Forbes and others have reported on KPMG's latest tax misfortunes, this time in Texas. KPMG have pleaded guilty to 96 tax offences, accepted the maximum fine and are on probation (in effect) for three years if they still want to be allowed to practice in that State.
KPMG say that these matters all relate to partners that have now left, but what is significant is that WebCPA say:
KPMG admitted that through the actions of former partners and employees it prepared fraudulent tax returns for clients; drafted false statements to support the tax shelters; issued opinions that were false; concealed the tax shelters and the facts regarding them from the Internal Revenue Service; failed to locate and produce documents sought by the IRS, and misrepresented to the IRS KPMG's role in creating the tax shelters.
This is serious stuff, and shows that the offences continued after the original shelters were created. I have to say I agree with Dennis Howlrett on this when he says:
I know there is a large majority of professionals who see tax avoidance as a business cost. But when set out in these stark terms, it is hard to understand how advisors can justify that position when they must know they're attempting to manipulate the law for advantage. I can't understand that logic.

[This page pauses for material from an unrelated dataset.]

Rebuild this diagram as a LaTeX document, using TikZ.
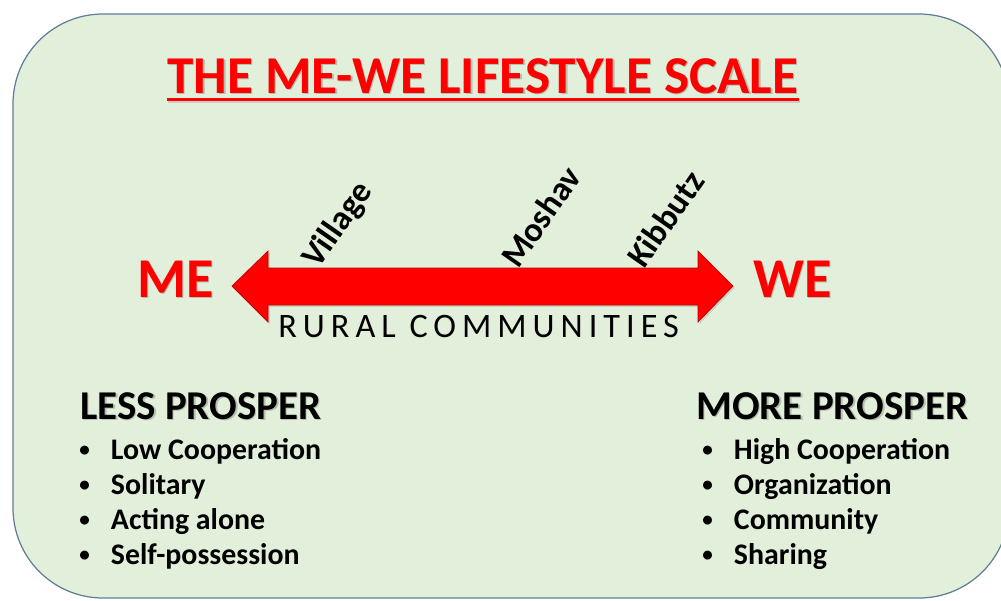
\documentclass[tikz,border=0pt]{standalone}
\usepackage{fontspec}
\setmainfont{Carlito}
\usepackage{tikz}
\usetikzlibrary{shadows}

\definecolor{panelgreen}{RGB}{226,239,218}
\definecolor{panelline}{RGB}{95,125,150}
\definecolor{scalered}{RGB}{255,0,0}

\begin{document}
\begin{tikzpicture}[x=0.02cm, y=-0.02cm,
    txt/.style={inner sep=0, anchor=base west},
    shade/.style={text=black, opacity=0.2},
    titletxt/.style={txt, font=\bfseries\fontsize{30.3}{36}\selectfont},
    poletxt/.style={txt, font=\bfseries\fontsize{32}{38}\selectfont},
    headtxt/.style={txt, font=\bfseries\fontsize{23.3}{28}\selectfont},
    itemtxt/.style={txt, font=\bfseries\fontsize{17}{20}\selectfont},
    placetxt/.style={txt, rotate=55, font=\bfseries\fontsize{19.5}{23}\selectfont}]
    % page and rounded panel
    \useasboundingbox (0,0) rectangle (1001,600);
    \draw[panelline, fill=panelgreen, line width=0.7pt, rounded corners=1.8cm]
        (13,14) rectangle (1009,598);

    % title with shadow and underline
    \node[titletxt, shade] at (168.5,94.5) {THE ME-WE LIFESTYLE SCALE};
    \node[titletxt, text=scalered] (title) at (167,93) {THE ME-WE LIFESTYLE SCALE};
    \draw[black!20, line width=2pt] ([shift={(0.8pt,-4.5pt)}]title.base west) -- ([shift={(0.8pt,-4.5pt)}]title.base east);
    \draw[scalered, line width=2pt] ([yshift=-3.7pt]title.base west) -- ([yshift=-3.7pt]title.base east);

    % the two-headed scale arrow
    \filldraw[scalered, draw=red!75!black, line width=0.4pt,
        drop shadow={opacity=0.25, shadow xshift=1pt, shadow yshift=-1pt}]
        (232,286) -- (268,251) -- (268,268) -- (698,268) -- (698,251) -- (733,286)
        -- (698,322) -- (698,305) -- (268,305) -- (268,322) -- cycle;

    % ends of the scale
    \node[poletxt, shade] at (138.5,298.5) {ME};
    \node[poletxt, text=scalered] (me) at (137,297) {ME};
    \node[poletxt, shade] at (754.5,298.5) {WE};
    \node[poletxt, text=scalered] (we) at (753,297) {WE};

    % community types along the arrow
    \node[placetxt] (village) at (318,270) {Village};
    \node[placetxt] (moshav) at (518,270) {Moshav};
    \node[placetxt] (kibbutz) at (644,270) {Kibbutz};

    \node[txt, font=\fontsize{19.5}{23}\selectfont\addfontfeature{LetterSpace=17.5}] (rural) at (278,337) {RURAL COMMUNITIES};

    % left column
    \node[headtxt, shade] at (81.5,420.5) {LESS PROSPER};
    \node[headtxt] (less) at (80,419) {LESS PROSPER};
    \foreach \txt [count=\i] in {Low Cooperation, Solitary, Acting alone, Self-possession}
        \node[itemtxt] (less\i) at (79,424+35*\i) {\makebox[18pt][l]{\raisebox{1.2pt}{\fontsize{12}{12}\selectfont\textbullet}}\txt};

    % right column
    \node[headtxt, shade] at (697.5,420.5) {MORE PROSPER};
    \node[headtxt] (more) at (696,419) {MORE PROSPER};
    \foreach \txt [count=\i] in {High Cooperation, Organization, Community, Sharing}
        \node[itemtxt] (more\i) at (702,424+35*\i) {\makebox[18pt][l]{\raisebox{1.2pt}{\fontsize{12}{12}\selectfont\textbullet}}\txt};
\end{tikzpicture}
\end{document}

I'm sure KPMG have tried to get rid of those involved. Hat's the good news. But the question that remains is as important. Has the profession got rid of them, or are they now in what Dave Hartnett at our Revenue calls the 'spivvy boutiques' that are selling tax planning they are refusing to report even though required to do so by UK law?
Until the profession as a whole takes action to clean up its act, KPMG's period of remorse is not enough. But I'm not seeing either the Big 4 or the professional bodies taking the lead on this. That worries me.